■ **Your objective**
Only the lines between the line holding "Reproduce this chart" and the line holding "AERIAL IMAGE TAKEN", both of those included, should be copied exactly; drop the pictures.

■ **Data provided**
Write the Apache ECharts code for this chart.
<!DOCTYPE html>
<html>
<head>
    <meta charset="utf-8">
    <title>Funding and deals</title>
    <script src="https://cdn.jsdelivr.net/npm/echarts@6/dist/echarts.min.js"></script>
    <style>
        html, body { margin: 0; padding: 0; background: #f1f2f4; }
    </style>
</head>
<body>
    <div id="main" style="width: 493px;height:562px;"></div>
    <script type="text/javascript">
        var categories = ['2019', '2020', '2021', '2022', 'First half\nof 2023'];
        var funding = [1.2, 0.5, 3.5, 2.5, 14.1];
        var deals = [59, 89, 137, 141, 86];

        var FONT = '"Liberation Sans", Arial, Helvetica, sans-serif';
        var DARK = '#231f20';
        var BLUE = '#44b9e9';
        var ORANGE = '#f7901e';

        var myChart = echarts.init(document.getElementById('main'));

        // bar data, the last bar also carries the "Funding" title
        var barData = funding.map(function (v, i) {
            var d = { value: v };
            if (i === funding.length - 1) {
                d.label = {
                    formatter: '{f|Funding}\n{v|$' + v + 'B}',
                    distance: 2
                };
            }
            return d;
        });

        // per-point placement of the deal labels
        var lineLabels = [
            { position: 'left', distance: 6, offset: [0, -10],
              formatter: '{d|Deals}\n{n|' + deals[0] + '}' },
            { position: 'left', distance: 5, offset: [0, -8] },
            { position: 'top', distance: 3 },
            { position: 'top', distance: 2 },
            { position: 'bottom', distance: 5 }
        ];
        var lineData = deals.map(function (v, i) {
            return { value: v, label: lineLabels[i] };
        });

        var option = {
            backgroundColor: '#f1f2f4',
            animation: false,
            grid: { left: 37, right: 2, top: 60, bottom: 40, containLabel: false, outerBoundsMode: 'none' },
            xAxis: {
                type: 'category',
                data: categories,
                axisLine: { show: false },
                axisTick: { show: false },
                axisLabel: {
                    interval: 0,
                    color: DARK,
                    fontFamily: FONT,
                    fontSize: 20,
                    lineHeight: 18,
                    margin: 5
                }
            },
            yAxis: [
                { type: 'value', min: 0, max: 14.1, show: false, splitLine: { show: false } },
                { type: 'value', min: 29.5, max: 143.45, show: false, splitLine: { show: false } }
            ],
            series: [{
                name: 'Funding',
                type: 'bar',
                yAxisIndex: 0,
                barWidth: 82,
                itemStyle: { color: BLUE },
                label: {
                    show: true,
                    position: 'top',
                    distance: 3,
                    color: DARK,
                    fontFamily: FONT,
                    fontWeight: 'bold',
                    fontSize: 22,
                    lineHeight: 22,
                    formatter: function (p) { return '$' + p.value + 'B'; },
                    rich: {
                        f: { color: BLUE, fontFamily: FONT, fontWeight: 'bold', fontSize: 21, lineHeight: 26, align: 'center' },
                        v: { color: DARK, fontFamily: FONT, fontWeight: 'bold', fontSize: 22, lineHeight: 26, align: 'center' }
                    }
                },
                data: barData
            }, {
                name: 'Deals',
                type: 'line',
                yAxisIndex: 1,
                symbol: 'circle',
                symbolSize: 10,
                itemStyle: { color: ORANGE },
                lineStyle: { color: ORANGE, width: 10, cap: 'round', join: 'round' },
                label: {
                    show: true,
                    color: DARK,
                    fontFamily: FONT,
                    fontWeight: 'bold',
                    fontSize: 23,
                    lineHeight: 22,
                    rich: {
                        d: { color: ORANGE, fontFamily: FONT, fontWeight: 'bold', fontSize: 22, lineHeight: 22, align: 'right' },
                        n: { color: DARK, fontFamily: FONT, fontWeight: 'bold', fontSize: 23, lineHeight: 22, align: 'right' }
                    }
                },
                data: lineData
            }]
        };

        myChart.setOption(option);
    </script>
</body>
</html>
==
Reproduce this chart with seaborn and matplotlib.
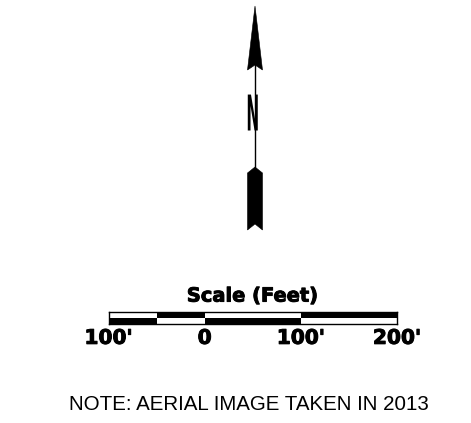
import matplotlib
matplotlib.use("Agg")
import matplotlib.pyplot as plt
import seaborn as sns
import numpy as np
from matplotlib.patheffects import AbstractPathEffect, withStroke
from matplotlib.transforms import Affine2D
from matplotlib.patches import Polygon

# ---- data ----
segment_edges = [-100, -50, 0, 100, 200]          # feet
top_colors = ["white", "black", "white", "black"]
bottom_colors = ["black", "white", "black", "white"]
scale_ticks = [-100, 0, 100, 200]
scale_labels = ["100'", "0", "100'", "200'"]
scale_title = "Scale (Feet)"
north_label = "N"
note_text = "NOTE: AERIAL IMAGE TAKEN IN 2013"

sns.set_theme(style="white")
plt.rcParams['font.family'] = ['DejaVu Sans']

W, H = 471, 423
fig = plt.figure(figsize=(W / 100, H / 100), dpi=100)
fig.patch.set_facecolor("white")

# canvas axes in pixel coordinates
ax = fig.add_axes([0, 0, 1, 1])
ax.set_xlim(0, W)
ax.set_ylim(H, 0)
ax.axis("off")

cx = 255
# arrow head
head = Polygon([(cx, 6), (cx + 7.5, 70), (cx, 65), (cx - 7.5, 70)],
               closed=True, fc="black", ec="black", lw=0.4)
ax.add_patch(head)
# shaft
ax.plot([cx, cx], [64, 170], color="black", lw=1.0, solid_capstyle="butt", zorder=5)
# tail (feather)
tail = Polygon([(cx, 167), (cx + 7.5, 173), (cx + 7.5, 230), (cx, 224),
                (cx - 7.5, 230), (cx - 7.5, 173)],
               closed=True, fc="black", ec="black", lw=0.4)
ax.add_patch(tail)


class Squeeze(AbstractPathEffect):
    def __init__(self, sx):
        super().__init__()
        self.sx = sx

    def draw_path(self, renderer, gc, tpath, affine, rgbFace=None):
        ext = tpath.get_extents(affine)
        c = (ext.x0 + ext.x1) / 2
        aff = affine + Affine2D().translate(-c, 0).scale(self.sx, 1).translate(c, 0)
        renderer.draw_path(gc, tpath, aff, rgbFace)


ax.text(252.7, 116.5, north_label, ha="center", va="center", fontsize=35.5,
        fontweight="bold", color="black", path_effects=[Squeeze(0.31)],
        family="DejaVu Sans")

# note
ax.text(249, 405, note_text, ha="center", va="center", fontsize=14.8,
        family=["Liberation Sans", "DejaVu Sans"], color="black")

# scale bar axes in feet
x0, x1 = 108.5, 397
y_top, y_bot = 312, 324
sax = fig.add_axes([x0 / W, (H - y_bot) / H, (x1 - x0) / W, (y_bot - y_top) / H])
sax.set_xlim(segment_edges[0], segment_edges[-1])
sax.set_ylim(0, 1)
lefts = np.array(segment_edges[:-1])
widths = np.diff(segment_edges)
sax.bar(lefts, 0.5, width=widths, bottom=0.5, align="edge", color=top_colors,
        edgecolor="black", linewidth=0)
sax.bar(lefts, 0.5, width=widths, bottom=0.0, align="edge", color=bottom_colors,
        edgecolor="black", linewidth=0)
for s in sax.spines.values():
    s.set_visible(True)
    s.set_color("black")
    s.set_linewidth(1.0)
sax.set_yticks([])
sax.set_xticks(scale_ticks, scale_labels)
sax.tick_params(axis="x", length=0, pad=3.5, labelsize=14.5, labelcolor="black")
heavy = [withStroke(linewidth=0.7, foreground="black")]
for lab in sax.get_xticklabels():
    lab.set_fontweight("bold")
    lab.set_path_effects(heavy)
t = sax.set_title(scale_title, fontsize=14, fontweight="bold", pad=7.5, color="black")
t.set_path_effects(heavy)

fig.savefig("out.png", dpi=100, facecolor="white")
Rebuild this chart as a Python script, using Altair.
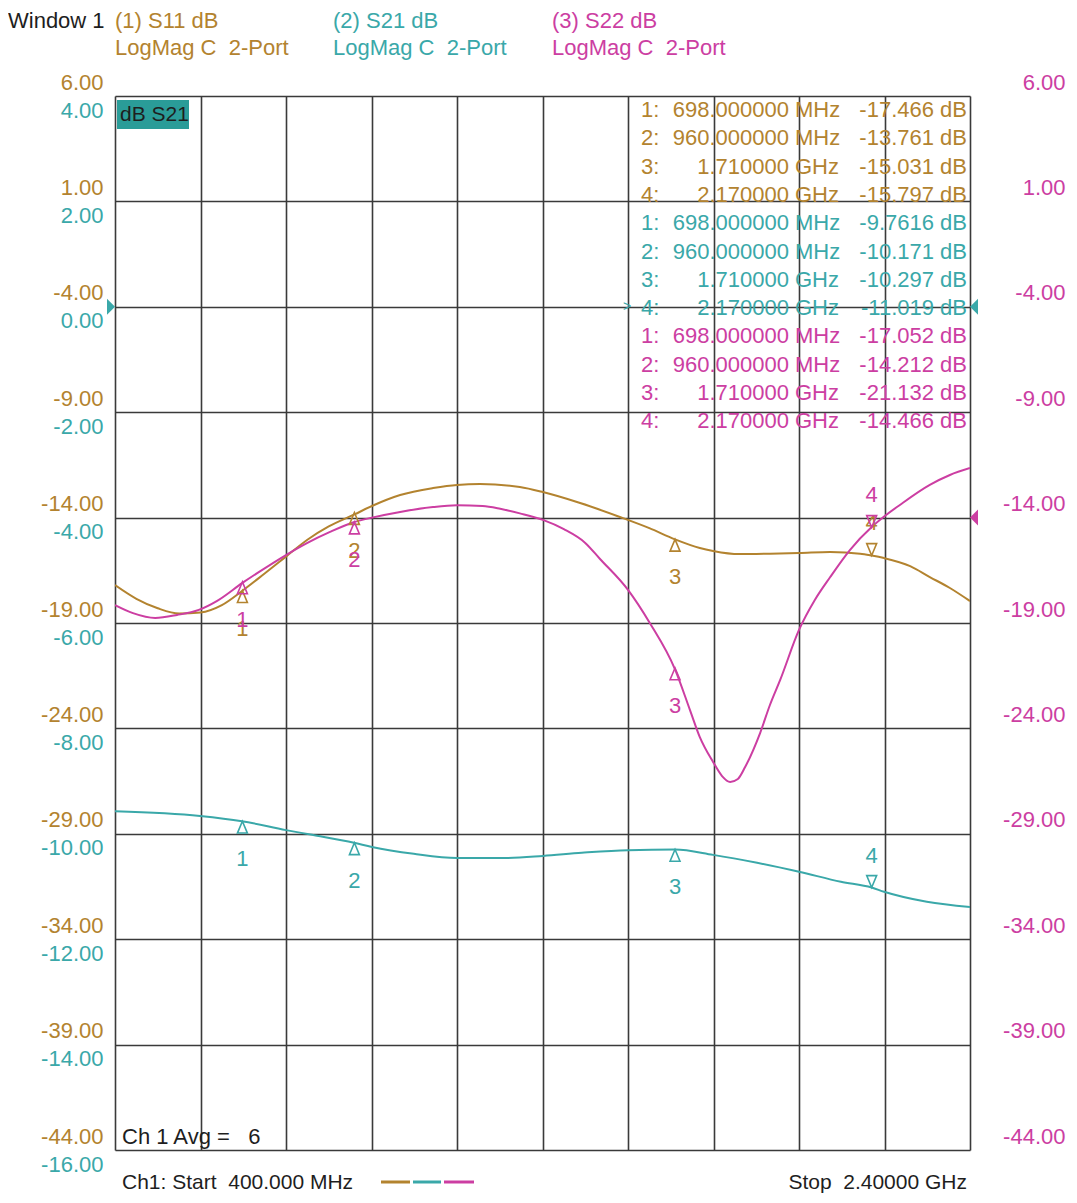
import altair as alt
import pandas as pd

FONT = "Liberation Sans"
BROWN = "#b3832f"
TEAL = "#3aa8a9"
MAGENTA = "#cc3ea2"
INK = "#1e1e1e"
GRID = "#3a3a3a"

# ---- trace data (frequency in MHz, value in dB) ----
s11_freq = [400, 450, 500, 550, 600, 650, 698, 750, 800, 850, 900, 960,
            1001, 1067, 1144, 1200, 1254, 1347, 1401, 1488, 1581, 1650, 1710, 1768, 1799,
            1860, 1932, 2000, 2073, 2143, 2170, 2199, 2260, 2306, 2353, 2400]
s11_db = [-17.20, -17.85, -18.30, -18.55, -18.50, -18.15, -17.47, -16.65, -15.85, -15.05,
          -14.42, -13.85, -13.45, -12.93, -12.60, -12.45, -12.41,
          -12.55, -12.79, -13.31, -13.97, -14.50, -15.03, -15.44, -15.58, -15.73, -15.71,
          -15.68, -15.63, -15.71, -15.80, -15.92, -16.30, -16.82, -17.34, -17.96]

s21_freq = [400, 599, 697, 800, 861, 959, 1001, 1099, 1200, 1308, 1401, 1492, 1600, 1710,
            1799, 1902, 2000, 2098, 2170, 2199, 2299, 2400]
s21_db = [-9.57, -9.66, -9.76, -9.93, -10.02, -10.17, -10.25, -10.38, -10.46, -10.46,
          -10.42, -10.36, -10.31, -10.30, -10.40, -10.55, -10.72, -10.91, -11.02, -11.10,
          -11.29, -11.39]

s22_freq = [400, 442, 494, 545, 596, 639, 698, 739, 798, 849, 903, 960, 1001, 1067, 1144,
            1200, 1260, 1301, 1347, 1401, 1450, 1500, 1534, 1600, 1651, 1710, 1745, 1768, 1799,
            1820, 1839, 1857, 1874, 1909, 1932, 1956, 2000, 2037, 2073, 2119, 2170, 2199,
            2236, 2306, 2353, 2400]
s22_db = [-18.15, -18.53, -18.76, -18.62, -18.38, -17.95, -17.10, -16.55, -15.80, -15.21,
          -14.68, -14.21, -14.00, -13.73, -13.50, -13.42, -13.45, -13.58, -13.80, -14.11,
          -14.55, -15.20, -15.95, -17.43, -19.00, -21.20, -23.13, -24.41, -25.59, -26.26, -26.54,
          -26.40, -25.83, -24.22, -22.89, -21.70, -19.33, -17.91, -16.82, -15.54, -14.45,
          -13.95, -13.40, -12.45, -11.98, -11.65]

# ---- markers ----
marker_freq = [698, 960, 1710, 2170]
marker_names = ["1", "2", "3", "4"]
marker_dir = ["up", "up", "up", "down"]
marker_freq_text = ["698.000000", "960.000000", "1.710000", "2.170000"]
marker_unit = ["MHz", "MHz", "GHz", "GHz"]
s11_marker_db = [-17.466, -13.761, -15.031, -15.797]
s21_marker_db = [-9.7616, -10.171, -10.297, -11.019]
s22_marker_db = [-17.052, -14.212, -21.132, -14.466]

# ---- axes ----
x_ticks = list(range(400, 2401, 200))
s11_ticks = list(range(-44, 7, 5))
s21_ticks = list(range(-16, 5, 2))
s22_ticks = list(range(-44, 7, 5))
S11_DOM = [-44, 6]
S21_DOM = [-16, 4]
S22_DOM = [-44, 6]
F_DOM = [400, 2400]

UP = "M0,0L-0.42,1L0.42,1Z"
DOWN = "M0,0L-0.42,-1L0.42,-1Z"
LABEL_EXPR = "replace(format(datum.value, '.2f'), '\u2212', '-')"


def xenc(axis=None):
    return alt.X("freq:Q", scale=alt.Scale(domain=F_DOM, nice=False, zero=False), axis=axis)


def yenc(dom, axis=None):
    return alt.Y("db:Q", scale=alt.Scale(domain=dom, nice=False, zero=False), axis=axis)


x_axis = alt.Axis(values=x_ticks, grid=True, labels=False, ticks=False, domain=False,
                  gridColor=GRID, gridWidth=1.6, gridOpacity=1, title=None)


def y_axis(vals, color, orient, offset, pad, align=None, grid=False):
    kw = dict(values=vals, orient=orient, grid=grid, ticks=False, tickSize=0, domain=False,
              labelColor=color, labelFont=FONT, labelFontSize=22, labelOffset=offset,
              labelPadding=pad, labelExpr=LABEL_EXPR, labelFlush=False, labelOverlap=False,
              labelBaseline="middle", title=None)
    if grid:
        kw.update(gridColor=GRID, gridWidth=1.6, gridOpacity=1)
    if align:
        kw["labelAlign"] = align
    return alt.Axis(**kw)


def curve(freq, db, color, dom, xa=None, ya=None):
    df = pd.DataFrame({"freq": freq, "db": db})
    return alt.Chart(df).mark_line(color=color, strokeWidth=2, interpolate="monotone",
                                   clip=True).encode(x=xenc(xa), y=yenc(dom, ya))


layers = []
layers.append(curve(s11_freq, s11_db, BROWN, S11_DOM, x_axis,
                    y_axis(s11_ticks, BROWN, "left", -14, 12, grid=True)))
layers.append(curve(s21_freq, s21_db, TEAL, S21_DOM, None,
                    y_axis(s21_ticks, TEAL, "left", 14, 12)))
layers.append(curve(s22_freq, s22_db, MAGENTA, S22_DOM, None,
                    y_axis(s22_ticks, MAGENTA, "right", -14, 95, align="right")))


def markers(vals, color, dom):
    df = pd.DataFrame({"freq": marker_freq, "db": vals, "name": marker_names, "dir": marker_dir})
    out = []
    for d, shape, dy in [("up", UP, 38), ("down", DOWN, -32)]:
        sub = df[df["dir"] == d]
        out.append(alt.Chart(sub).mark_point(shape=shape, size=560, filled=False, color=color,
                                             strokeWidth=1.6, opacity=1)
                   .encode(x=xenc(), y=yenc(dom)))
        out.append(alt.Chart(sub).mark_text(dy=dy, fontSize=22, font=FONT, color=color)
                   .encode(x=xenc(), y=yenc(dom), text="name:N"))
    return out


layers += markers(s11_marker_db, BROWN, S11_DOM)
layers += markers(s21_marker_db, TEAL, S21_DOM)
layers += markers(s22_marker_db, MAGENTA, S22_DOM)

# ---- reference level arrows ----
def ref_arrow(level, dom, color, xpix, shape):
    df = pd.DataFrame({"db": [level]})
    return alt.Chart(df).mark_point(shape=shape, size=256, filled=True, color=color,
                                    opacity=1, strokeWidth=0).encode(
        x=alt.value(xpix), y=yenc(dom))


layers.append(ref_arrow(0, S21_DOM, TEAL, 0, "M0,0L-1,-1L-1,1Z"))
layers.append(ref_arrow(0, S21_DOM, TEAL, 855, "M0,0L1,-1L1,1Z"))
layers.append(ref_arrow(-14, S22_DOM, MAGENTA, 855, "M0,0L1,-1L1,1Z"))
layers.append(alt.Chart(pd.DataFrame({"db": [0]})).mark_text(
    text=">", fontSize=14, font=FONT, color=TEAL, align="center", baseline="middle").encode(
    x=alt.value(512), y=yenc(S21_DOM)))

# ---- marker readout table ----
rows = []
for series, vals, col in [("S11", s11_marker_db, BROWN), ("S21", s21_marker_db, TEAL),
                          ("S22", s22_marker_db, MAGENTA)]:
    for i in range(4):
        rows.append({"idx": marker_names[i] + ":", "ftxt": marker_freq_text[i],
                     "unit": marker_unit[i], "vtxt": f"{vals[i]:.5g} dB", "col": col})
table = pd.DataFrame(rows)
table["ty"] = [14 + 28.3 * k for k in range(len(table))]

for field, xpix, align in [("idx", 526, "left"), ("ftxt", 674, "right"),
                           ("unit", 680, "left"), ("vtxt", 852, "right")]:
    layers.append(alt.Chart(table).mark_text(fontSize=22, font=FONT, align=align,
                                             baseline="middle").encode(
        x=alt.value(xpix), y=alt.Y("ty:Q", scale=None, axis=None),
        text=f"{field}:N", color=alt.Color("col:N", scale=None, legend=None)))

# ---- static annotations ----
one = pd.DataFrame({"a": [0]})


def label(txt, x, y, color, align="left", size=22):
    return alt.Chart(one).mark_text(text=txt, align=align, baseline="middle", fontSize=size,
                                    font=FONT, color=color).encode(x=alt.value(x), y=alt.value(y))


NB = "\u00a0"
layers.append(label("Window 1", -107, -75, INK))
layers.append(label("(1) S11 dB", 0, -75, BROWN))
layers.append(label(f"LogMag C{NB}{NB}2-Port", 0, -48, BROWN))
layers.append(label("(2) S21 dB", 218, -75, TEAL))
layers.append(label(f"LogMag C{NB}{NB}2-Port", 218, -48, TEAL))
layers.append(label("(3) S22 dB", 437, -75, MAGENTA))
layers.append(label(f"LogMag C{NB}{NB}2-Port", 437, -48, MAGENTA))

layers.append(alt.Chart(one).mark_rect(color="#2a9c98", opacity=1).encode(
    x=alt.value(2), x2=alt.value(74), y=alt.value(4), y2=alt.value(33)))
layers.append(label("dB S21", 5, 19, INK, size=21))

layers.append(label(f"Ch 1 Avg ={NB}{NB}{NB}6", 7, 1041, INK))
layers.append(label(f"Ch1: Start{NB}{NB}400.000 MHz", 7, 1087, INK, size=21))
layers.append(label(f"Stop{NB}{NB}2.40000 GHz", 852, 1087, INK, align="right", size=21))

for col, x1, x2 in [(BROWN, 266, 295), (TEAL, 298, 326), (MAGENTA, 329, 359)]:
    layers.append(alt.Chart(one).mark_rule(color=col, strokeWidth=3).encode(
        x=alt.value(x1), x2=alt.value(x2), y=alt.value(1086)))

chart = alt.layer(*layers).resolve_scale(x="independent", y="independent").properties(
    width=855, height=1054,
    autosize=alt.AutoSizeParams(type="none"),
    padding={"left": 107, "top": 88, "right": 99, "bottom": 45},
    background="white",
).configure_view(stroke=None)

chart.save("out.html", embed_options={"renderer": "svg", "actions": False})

■ **Task answer**
Reproduce this chart with seaborn and matplotlib.
import matplotlib
matplotlib.use("Agg")
import matplotlib.pyplot as plt
import seaborn as sns
import numpy as np
from matplotlib.patheffects import AbstractPathEffect, withStroke
from matplotlib.transforms import Affine2D
from matplotlib.patches import Polygon

# ---- data ----
segment_edges = [-100, -50, 0, 100, 200]          # feet
top_colors = ["white", "black", "white", "black"]
bottom_colors = ["black", "white", "black", "white"]
scale_ticks = [-100, 0, 100, 200]
scale_labels = ["100'", "0", "100'", "200'"]
scale_title = "Scale (Feet)"
north_label = "N"
note_text = "NOTE: AERIAL IMAGE TAKEN IN 2013"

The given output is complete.